Palouse prairie rolling hills

Children can run, roll and smell the soil and sod on these sloped, grassy rolling areas:

•Rolling sod hills

•Adjacent native prairie grasses

Elk valley picnic plaza

The playground picnic area will provide shelters and seating to allow individuals or groups to gather for lunch or snacks; tables, benches, boulders will provide seating. Two permanent shelters will provide shade. A sandblasted sundial will allow children to tell time:

•Two shade shelters

•Eight picnic tables

•Basalt seating boulders

•Colored and sandblasted concrete

•Goldfinch sundial

•Sandblasted fossils

•Split rock

Eagle’s nest observation deck

This is a very active area of the park, located close to the picnic area. A ramp will take visitors up to a lookout point high above the playground. To get back down, take the slide, go back down the ramp, or clamber down the climbing wall. An art wall with the salmon life cycle will be on the wall that ramps up to the slide. A themed climbing wall will also be integrated. The “glacier rock” slide will be a stand-alone slide built between the “rocks.” Additional play pieces will also be in the play pit to engage people in climbing, spinning and swinging:

•Watershed origin, salmon wall

•Large slide

•Climbing wall

•“Glacier rock” slide

•Giant eagle’s nest sitting circle

•Swings

•Spinners

•Fish climbing sculpture

•Boulder seating

Steelhead trout river bed

The water splash play area will have various water features:

•Water play – basalt water sprays

•Trout sculptures and/or benches

•Water jumping jets

Outdoor classroom

This area provides an opportunity for groups to gather together in a quiet area.
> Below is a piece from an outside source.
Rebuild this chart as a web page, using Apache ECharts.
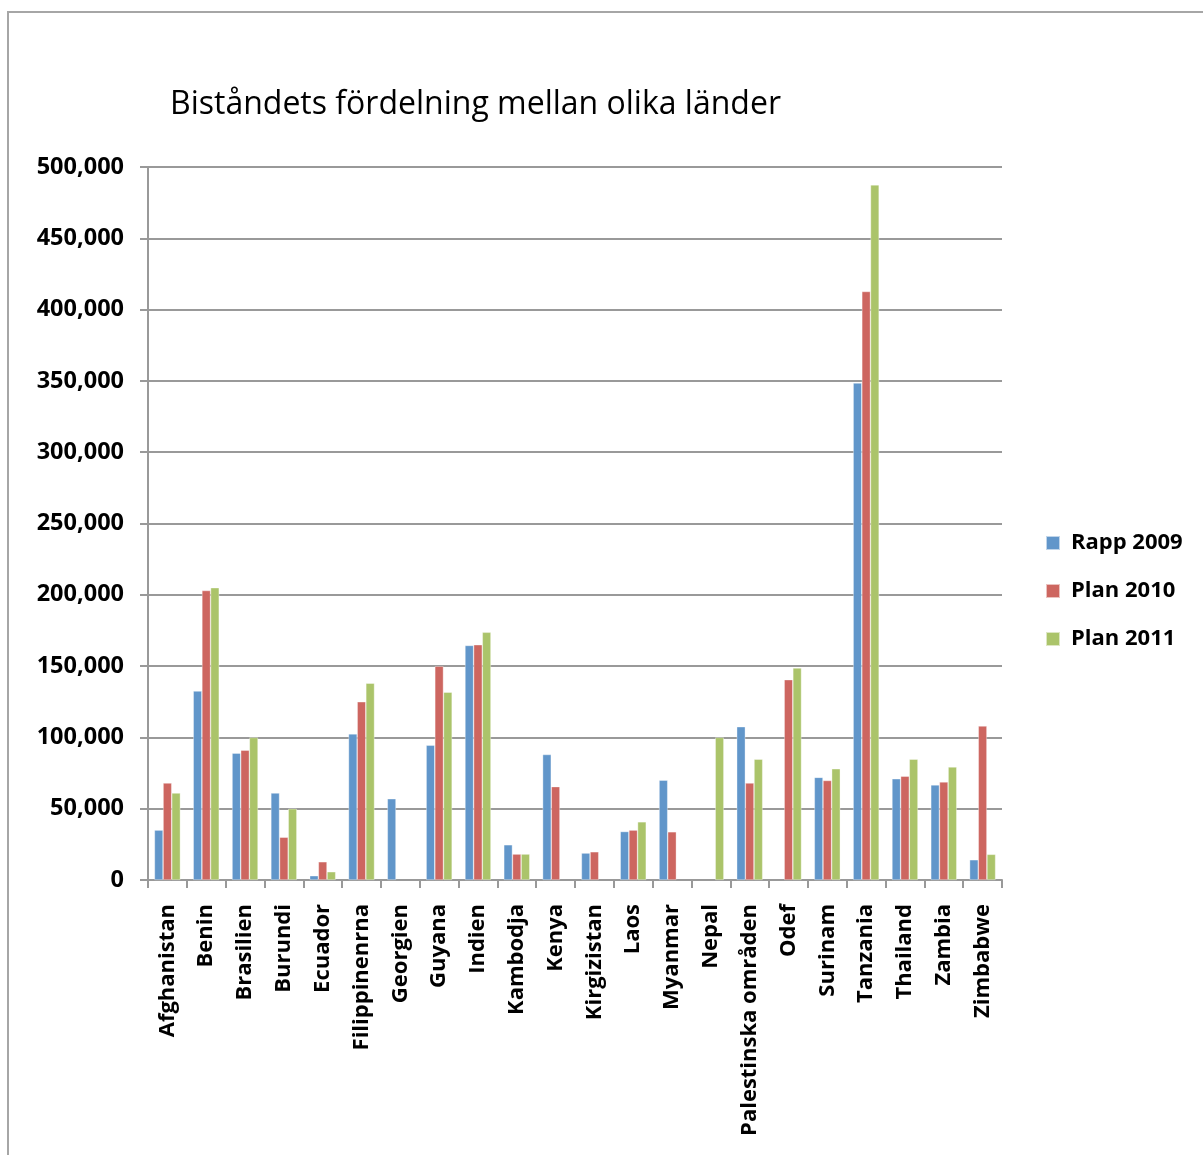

Black bear den sand play with mammoth fossil find

This sand and water play area will be fenced and gated allowing for greater controlled access. A water pump will allow children to experiment with water and sand. The raised sand table will provide for wheelchair accessibility. The bear “den” provides an area for anyone wishing to find a quiet space:

•Bear “den”

•Mammoth and other fossils buried in sand

•Water spigot

•Raised sand table

Discovery pavers and hidden walk

Provides an opportunity for educational pavers to be discovered along a small pathway; benches provide seating.

Restroom

A restroom building will serve the playground with two toilet rooms.

Musical elements

Various musical instruments will be placed in four seating “nooks” in the park. A larger musical area will allow for larger groups to take part in the music.

Landscaping

The landscaping will showcase the flora of Eastern Washington and provide a variety of smells, textures and colors.